== EXERCISE TASK ==
Extract the opening line of the entries and every line after it, stopping at and including the line that contains "import matplotlib.pyplot as plt". Do not include pictures.

* Start *

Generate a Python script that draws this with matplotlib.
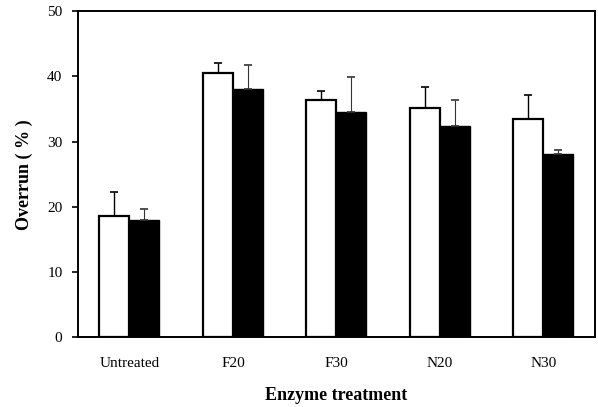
import numpy as np
import matplotlib.pyplot as plt

plt.rcParams.update({
    "font.family": "serif",
    "font.serif": ["Liberation Serif", "DejaVu Serif"],
    "xtick.labelsize": 11,
    "ytick.labelsize": 11,
})

# Data
treatments = ['Untreated', 'F20', 'F30', 'N20', 'N30']
white_vals = [18.6, 40.5, 36.4, 35.1, 33.4]
white_err = [3.6, 1.5, 1.4, 3.3, 3.8]
black_vals = [18.0, 38.1, 34.6, 32.4, 28.1]
black_err = [1.6, 3.6, 5.3, 4.0, 0.6]

fig = plt.figure(figsize=(5.98, 4.07), dpi=100)
ax = fig.add_axes([0.130, 0.171, 0.865, 0.802])

x = np.arange(len(treatments))
w = 0.29

ax.bar(x - w / 2, white_vals, w, color='white', edgecolor='black', linewidth=1.6,
       yerr=[np.zeros(len(white_err)), white_err],
       error_kw=dict(ecolor='black', elinewidth=1.0, capsize=3, capthick=1.2))
ax.bar(x + w / 2, black_vals, w, color='black', edgecolor='black', linewidth=1.0,
       yerr=[np.zeros(len(black_err)), black_err],
       error_kw=dict(ecolor='#333333', elinewidth=0.8, capsize=3, capthick=1.2))

ax.set_xlim(-0.5, 4.5)
ax.set_ylim(0, 50)
ax.set_yticks(range(0, 51, 10))
ax.set_xticks(x)
ax.set_xticklabels(treatments)
ax.tick_params(axis='x', length=0, pad=14)
ax.tick_params(axis='y', direction='out', length=4, width=1.2, pad=7)

for s in ax.spines.values():
    s.set_linewidth(1.4)

ax.set_xlabel('Enzyme treatment', fontsize=13, fontweight='bold', labelpad=12)
ax.set_ylabel('Overrun ( % )', fontsize=13, fontweight='bold', labelpad=10)

plt.savefig('out.png', dpi=100)
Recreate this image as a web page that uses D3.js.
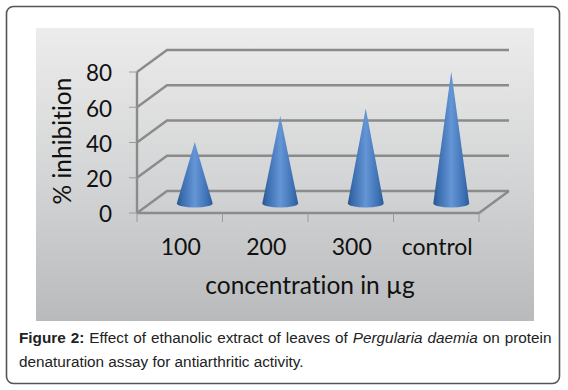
<!DOCTYPE html>
<html>
<head>
<meta charset="utf-8">
<script src="https://cdn.jsdelivr.net/npm/d3@7"></script>
<style>
  html, body { margin: 0; padding: 0; background: #fff; }
  svg { display: block; }
  text { fill: #111; }
  .chart-text { font-family: Lato, "Open Sans", sans-serif; font-variant-ligatures: none; }
  .caption { font-family: "Liberation Sans", Arial, sans-serif; font-size: 15.3px; fill: #222; }
</style>
</head>
<body>
<div id="chart"></div>
<script>
// datos
const categories = ["100", "200", "300", "control"];
const inhibition = [34, 49, 53, 74];
const yTicks = [0, 20, 40, 60, 80];

const width = 568, height = 390;
const depthX = 30, depthY = -22;   // desplazamiento de la pared trasera

const svg = d3.select("#chart").append("svg")
    .attr("width", width)
    .attr("height", height);

const defs = svg.append("defs");

const panelGrad = defs.append("linearGradient")
    .attr("id", "panelGrad").attr("x1", 0).attr("x2", 0).attr("y1", 0).attr("y2", 1);
panelGrad.append("stop").attr("offset", "0%").attr("stop-color", "#ececec");
panelGrad.append("stop").attr("offset", "55%").attr("stop-color", "#d2d3d4");
panelGrad.append("stop").attr("offset", "100%").attr("stop-color", "#b9babb");

const coneGrad = defs.append("linearGradient")
    .attr("id", "coneGrad").attr("x1", 0).attr("x2", 1).attr("y1", 0).attr("y2", 0);
coneGrad.append("stop").attr("offset", "0%").attr("stop-color", "#28558f");
coneGrad.append("stop").attr("offset", "14%").attr("stop-color", "#3a6cae");
coneGrad.append("stop").attr("offset", "50%").attr("stop-color", "#6496d6");
coneGrad.append("stop").attr("offset", "86%").attr("stop-color", "#3d70b3");
coneGrad.append("stop").attr("offset", "100%").attr("stop-color", "#2a5a98");

// marco de la tarjeta
svg.append("rect")
    .attr("x", 6.5).attr("y", 6.5)
    .attr("width", 553).attr("height", 377)
    .attr("rx", 7)
    .attr("fill", "#fff")
    .attr("stroke", "#555")
    .attr("stroke-width", 1.6);

// fondo del grafico
svg.append("rect")
    .attr("x", 36).attr("y", 28)
    .attr("width", 498).attr("height", 293)
    .attr("fill", "url(#panelGrad)");

const x = d3.scaleBand().domain(categories).range([137, 479]);
const y = d3.scaleLinear().domain([0, 80]).range([213, 72]);

// rejilla: pared trasera + pared lateral
const grid = svg.append("g")
    .attr("fill", "none")
    .attr("stroke", "#8b8b8b")
    .attr("stroke-width", 2.4);

yTicks.forEach(t => {
    const points = [
        [x.range()[0], y(t)],
        [x.range()[0] + depthX, y(t) + depthY],
        [x.range()[1] + depthX, y(t) + depthY]
    ];
    grid.append("path").attr("d", d3.line()(points));
});

// suelo: frente y lado derecho
grid.append("path").attr("d", d3.line()([
    [x.range()[0], y(0)],
    [x.range()[1], y(0)],
    [x.range()[1] + depthX, y(0) + depthY]
]));
// eje vertical
grid.append("path").attr("d", d3.line()([[x.range()[0], y(80)], [x.range()[0], y(0)]]));

// marcas de los ejes
const tickMarks = svg.append("g").attr("stroke", "#999").attr("stroke-width", 1);
yTicks.forEach(t => {
    tickMarks.append("line")
        .attr("x1", x.range()[0] - 8).attr("x2", x.range()[0])
        .attr("y1", y(t)).attr("y2", y(t));
});
categories.concat([null]).forEach(c => {
    const px = c === null ? x.range()[1] : x(c);
    tickMarks.append("line")
        .attr("x1", px).attr("x2", px)
        .attr("y1", y(0)).attr("y2", y(0) + 9);
});

// conos
const baseY = v => y(v) + depthY / 2;
const coneHalf = x.bandwidth() * 0.21;
const baseRy = 4;

svg.selectAll("path.cone")
    .data(categories.map((c, i) => ({ cat: c, val: inhibition[i] })))
    .enter().append("path")
    .attr("class", "cone")
    .attr("fill", "url(#coneGrad)")
    .attr("d", d => {
        const cx = x(d.cat) + x.bandwidth() / 2 + depthX / 2;
        const by = baseY(0) + 1.5;
        return `M${cx},${baseY(d.val)}` +
            `L${cx + coneHalf},${by}` +
            `A${coneHalf},${baseRy} 0 0 1 ${cx - coneHalf},${by}Z`;
    });

// etiquetas de los ejes
const labels = svg.append("g").attr("class", "chart-text");

labels.selectAll("text.ytick")
    .data(yTicks)
    .enter().append("text")
    .attr("class", "ytick")
    .attr("x", 112)
    .attr("y", d => y(d))
    .attr("dy", "0.42em")
    .attr("text-anchor", "end")
    .attr("font-size", 22.5)
    .text(d => d);

labels.selectAll("text.xtick")
    .data(categories)
    .enter().append("text")
    .attr("class", "xtick")
    .attr("x", d => x(d) + x.bandwidth() / 2 + 1)
    .attr("y", 255)
    .attr("text-anchor", "middle")
    .attr("font-size", 23)
    .text(d => d);

labels.append("text")
    .attr("x", 310).attr("y", 294)
    .attr("text-anchor", "middle")
    .attr("font-size", 24.5)
    .text("concentration in µg");

labels.append("text")
    .attr("transform", "translate(71,141) rotate(-90)")
    .attr("text-anchor", "middle")
    .attr("font-size", 24.5)
    .text("% inhibition");

// pie de figura
const line1 = svg.append("text").attr("class", "caption")
    .attr("x", 19).attr("y", 343).attr("word-spacing", 0.75);
line1.append("tspan").attr("font-weight", "bold").text("Figure 2:");
line1.append("tspan").text(" Effect of ethanolic extract of leaves of ");
line1.append("tspan").attr("font-style", "italic").text("Pergularia daemia");
line1.append("tspan").text(" on protein");

svg.append("text").attr("class", "caption")
    .attr("x", 19).attr("y", 367)
    .text("denaturation assay for antiarthritic activity.");
</script>
</body>
</html>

* End *

== FULL ANSWER ==
Generate a Python script that draws this with matplotlib.
import numpy as np
import matplotlib.pyplot as plt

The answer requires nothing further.